NEW YORK - With "Kevin Can Wait," Kevin James has come home.

Home to the tried-and-true sitcom form with which he thrived for nine seasons on "The King of Queens."

Home to CBS, where "King" enjoyed its long run and where "Kevin Can Wait" arrived this fall (airing at 7 p.m. Mondays).

And home to James' native Long Island, from where his new show originates.

Though set in the New York City borough of Queens, "The King of Queens" was filmed 2,500 miles away in Los Angeles. But for his return to series television, James wanted to be true to his roots. Not even a studio in nearby Queens would satisfy him.

"I said, 'If I can do my show on Long Island, then I'll do it,'" he explains.

As its robust audience already knows, "Kevin Can Wait" centers on a Long Island husband and father named Kevin who, newly retired from the police force, finds himself to be an unwitting invader on the home front.

"My wife (played by co-star Erinn Hayes) has already established what's going on at home," James laughs, "and when you're retired and back home full-time, you're disrupting all that. You can say, 'I'll set the rules now.' But the cement is dry!"

James, 51, was raised in the Long Island hamlet of Stony Brook, and now he's out to capture the feel of working-class Long Island life that, through his own disarming regular-guyness, he embodies both on- and off-camera.

"We want to make Long Island a character in the show, and we're using it for exterior shots," he says.
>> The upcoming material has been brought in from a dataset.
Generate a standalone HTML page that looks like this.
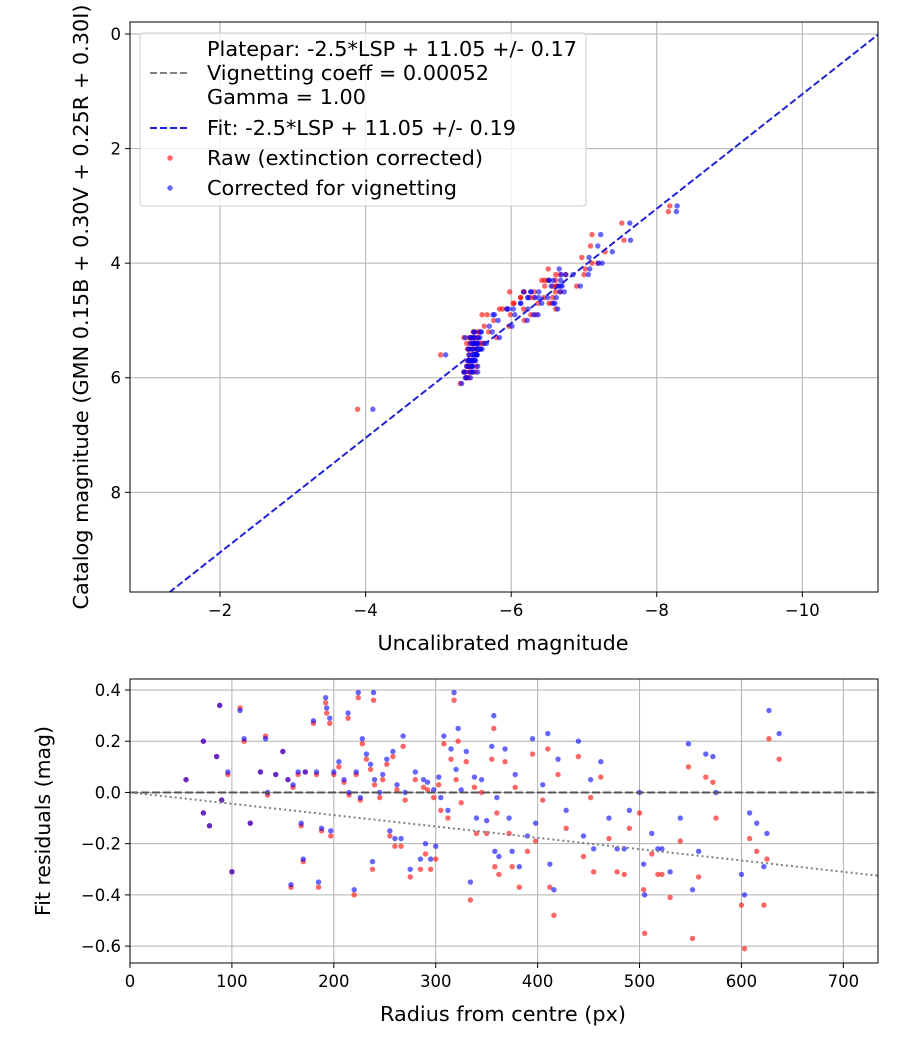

And even though the majority of the action is filmed in multi-camera style on a Bethpage, Long Island, soundstage, James loves knowing that local folks who can readily relate to the show's zany dilemmas comprise each week's studio audience: "I love that energy."
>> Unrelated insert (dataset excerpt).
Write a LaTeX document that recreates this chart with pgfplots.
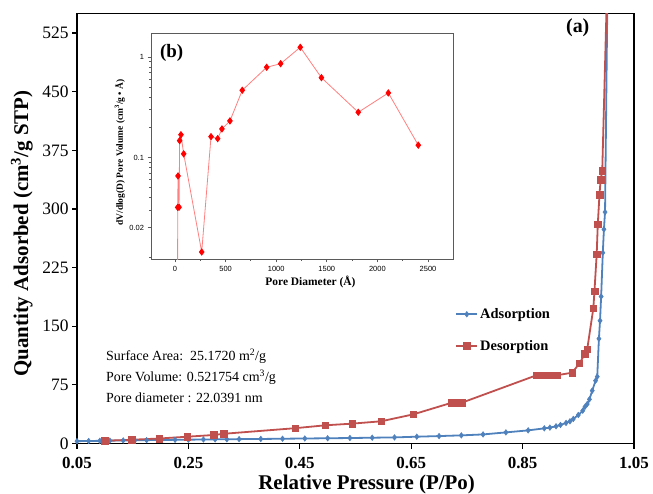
\documentclass[border=0pt]{standalone}
\usepackage{fontspec}
\setmainfont{Liberation Serif}
\newfontfamily\arialf{Liberation Sans}
\usepackage{pgfplots}
\pgfplotsset{compat=1.18}
\definecolor{adsblue}{HTML}{4F81BD}
\definecolor{desred}{HTML}{C0504D}
\definecolor{insetred}{HTML}{FF0000}
\definecolor{insetline}{HTML}{FF8080}
\definecolor{framegray}{HTML}{5A5A5A}
\begin{document}
\begin{tikzpicture}
\useasboundingbox (0,0) rectangle (653bp,494bp);
\begin{axis}[
  at={(77bp,50.5bp)}, anchor=south west, scale only axis,
  width=557bp, height=430bp,
  xmin=0.05, xmax=1.05, ymin=0, ymax=550,
  axis line style={line width=1.6bp},
  tick pos=left, tick align=outside, major tick length=5bp,
  every tick/.style={black, line width=1.2bp},
  xtick={0.05,0.25,0.45,0.65,0.85,1.05},
  xticklabels={0.05,0.25,0.45,0.65,0.85,1.05},
  xticklabel style={font=\fontsize{17}{17}\selectfont\bfseries, yshift=-5bp},
  ytick={0,75,150,225,300,375,450,525},
  yticklabels={0,75,150,225,300,375,450,525},
  yticklabel style={font=\fontsize{17.5}{17.5}\selectfont},
  xlabel={Relative Pressure (P/Po)},
  ylabel={Quantity Adsorbed (cm\textsuperscript{3}/g STP)},
  xlabel style={font=\fontsize{21}{21}\selectfont\bfseries, at={(axis description cs:0.52,-0.096)}, anchor=center},
  ylabel style={font=\fontsize{21}{21}\selectfont\bfseries, at={(axis description cs:-0.099,0.488)}, anchor=center},
  legend style={at={(rel axis cs:0.679,0.319)}, anchor=north west, draw=none, fill=none,
    font=\fontsize{14.5}{14.5}\selectfont\bfseries, row sep=16bp, inner sep=0pt},
  legend cell align=left,
  legend image code/.code={\draw[mark repeat=2,mark phase=2] plot coordinates {(0bp,0bp) (10.5bp,0bp) (21bp,0bp)};},
]
\addplot[color=adsblue, line width=1.8bp, mark=diamond*, mark size=2.8bp, mark options={fill=adsblue, line width=0.5bp}] coordinates {
(0.05,3.0)(0.071,3.2)(0.091,3.4)(0.109,3.6)(0.133,3.9)(0.154,4.1)(0.175,4.3)(0.199,4.5)
(0.226,4.7)(0.250,4.9)(0.277,5.1)(0.298,5.3)(0.319,5.4)(0.341,5.6)(0.380,5.8)(0.419,6.1)
(0.459,6.4)(0.500,6.7)(0.540,7.0)(0.580,7.4)(0.620,7.8)(0.660,8.7)(0.700,9.5)(0.740,10.4)
(0.779,11.6)(0.820,14.2)(0.860,16.8)(0.889,19.4)(0.899,20.3)(0.910,22)(0.918,23.7)
(0.928,26.3)(0.935,28.4)(0.941,31.4)(0.950,36.5)(0.958,42)(0.962,47)(0.966,50.5)
(0.970,56.5)(0.975,67.6)(0.981,80.4)(0.984,85.5)(0.987,134)(0.989,157)(0.991,188)
(0.994,244)(0.996,274)(0.998,296)(1.003,620)
};
\addlegendentry{Adsorption}
\addplot[color=desred, line width=1.8bp, mark=square*, mark size=3.3bp, mark options={fill=desred, line width=0.5bp}] coordinates {
(0.100,3.5)(0.148,4.8)(0.198,6.4)(0.248,8.7)(0.296,10.9)(0.313,12.4)(0.442,19.6)
(0.496,23.3)(0.544,25.4)(0.596,28.4)(0.654,37.3)(0.723,52.2)(0.732,52.2)(0.741,52.2)
(0.875,87.3)(0.887,87.3)(0.899,87.3)(0.912,87.3)(0.939,90.6)(0.952,102.5)(0.962,114.6)
(0.966,120.5)(0.977,173)(0.979,194.8)(0.983,242)(0.985,280.6)(0.988,318)(0.990,337)
(0.993,349)(1.003,620)
};
\addlegendentry{Desorption}
\node[anchor=north west, align=left, inner sep=0pt, font=\fontsize{14}{21}\selectfont] at (axis cs:0.102,121)
  {Surface Area:\ \ 25.1720 m\textsuperscript{2}/g\\Pore Volume: 0.521754 cm\textsuperscript{3}/g\\Pore diameter : 22.0391 nm};
\node[font=\fontsize{20}{20}\selectfont\bfseries] at (axis cs:0.949,531.4) {(a)};
\end{axis}
\begin{axis}[
  at={(151bp,235bp)}, anchor=south west, scale only axis,
  width=302bp, height=225bp,
  ymode=log, xmin=-237, xmax=2747, ymin=0.00975, ymax=1.706,
  axis background/.style={fill=white},
  axis line style={framegray, line width=1bp},
  tick pos=left, tick align=outside, major tick length=3.5bp, minor tick length=2bp,
  every tick/.style={framegray, line width=0.8bp},
  xtick={0,500,1000,1500,2000,2500},
  xticklabels={0,500,1000,1500,2000,2500},
  minor xtick={250,750,1250,1750,2250},
  ytick={0.02,0.1,1},
  yticklabels={0.02,0.1,1},
  minor ytick={0.01,0.03,0.04,0.05,0.06,0.07,0.08,0.09,0.2,0.3,0.4,0.5,0.6,0.7,0.8,0.9},
  tick label style={font=\arialf\fontsize{7.5}{7.5}\selectfont},
  xlabel={Pore Diameter (Å)},
  ylabel={dV/dlog(D) Pore Volume (cm\textsuperscript{3}/g • Å)},
  xlabel style={font=\fontsize{11.5}{11.5}\selectfont\bfseries, at={(axis description cs:0.528,-0.101)}, anchor=center},
  ylabel style={font=\fontsize{9.5}{9.5}\selectfont\bfseries, at={(axis description cs:-0.103,0.473)}, anchor=center},
]
\addplot[color=insetline, line width=0.8bp, mark=diamond*, mark size=3.1bp, mark options={fill=insetred, draw=insetred}] coordinates {
(25,0.004)(27,0.0319)(30,0.0656)(40,0.032)(46,0.1475)(59,0.169)(86,0.109)(264,0.01145)
(356,0.1617)(422,0.1545)(464,0.193)(543,0.232)(665,0.469)(906,0.795)(1044,0.863)
(1238,1.258)(1447,0.626)(1811,0.283)(2108,0.441)(2404,0.133)
};
\node[font=\fontsize{19}{19}\selectfont\bfseries] at (axis cs:-33,1.1) {(b)};
\end{axis}
\end{tikzpicture}
\end{document}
Clearly, James has gained a measure of experience in how to be the boss yet still relax. This is in marked contrast to the rising young standup who scored his first sitcom back in 1998.

"On 'The King of Queens,' I showed up as this green kid who tried to control things," he recalls. "You get so panicked, constantly looking over your shoulder, checking if we're gonna get canceled. This time, my fingerprints are all over it - writing, wardrobe, everything - but I'm also having fun. I want this show to connect, because I love it. But I've done it already, and we had a great run."
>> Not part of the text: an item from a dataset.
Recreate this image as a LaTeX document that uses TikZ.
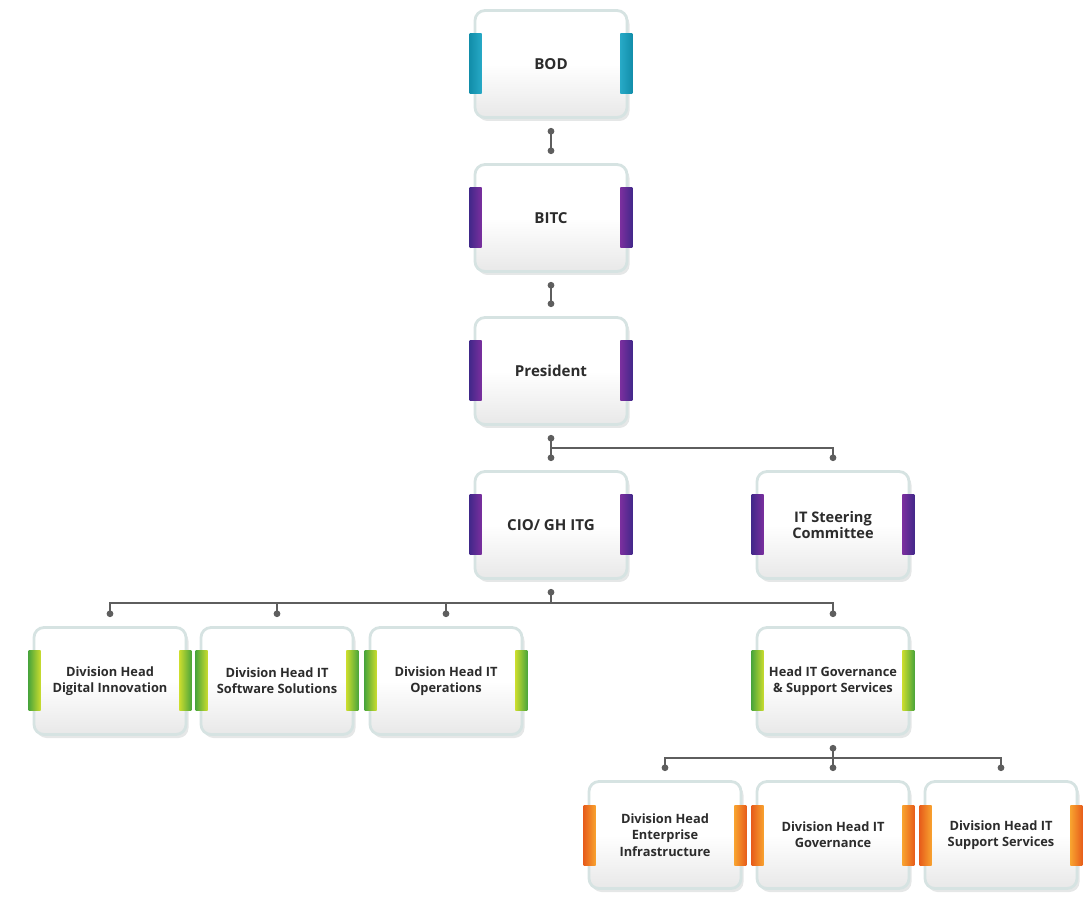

Maybe history is repeating itself. In any case, CBS didn't wait long to give "Kevin Can Wait" a full-season order.

But even with popular acceptance, James knows better than to clear his shelves for Emmys and other shiny hardware. In 2006, James' portrayal of a parcel delivery guy sharing a Queens household with his wife and her aging father snagged the show its lone Emmy nomination.

James isn't betting on that to change now in response to this latest twist on the everyman persona he's also served fans in his hit 2009 film "Paul Blart: Mall Cop" and in "True Memoirs of an International Assassin," his new Netflix action comedy where he stars as a mild-mannered novelist who gets mistaken for a killer-for-hire. (It premieres Nov. 11.)

"I'm not going to play too far away from myself," James declares, adding, "On this show, we aren't breaking ground. I know that. I'm not trying to. But that's not to say you slack off in the writing. I try to do great stories that we want to connect with an audience."

Though success has carried James far from a working-class existence, he still relates to the fundamentals: He visits Target, acknowledges he could lose a few pounds and expects no red carpets, especially at home: "With four kids and a wife, I know my place," he says with a grin.

Knowing his place helps account for James' appeal, especially in the face of such dismissive reviews for "Kevin Can Wait" as "squarely conventional, comfortably mediocre" (Variety), "a backward-looking relic of a bygone age" (The Hollywood Reporter) and "anemic" (The New York Times).

"When the critical love is not there, how do I feel? I can't say I'm guided by that," James insists. "The critics did the same thing when 'King of Queens' started, and nine years later I could say, 'Hey, guys - how's it goin'?'

"Besides, I like that classic sitcom feel. In a world where everybody's trying to be edgy, I think WE'RE different!"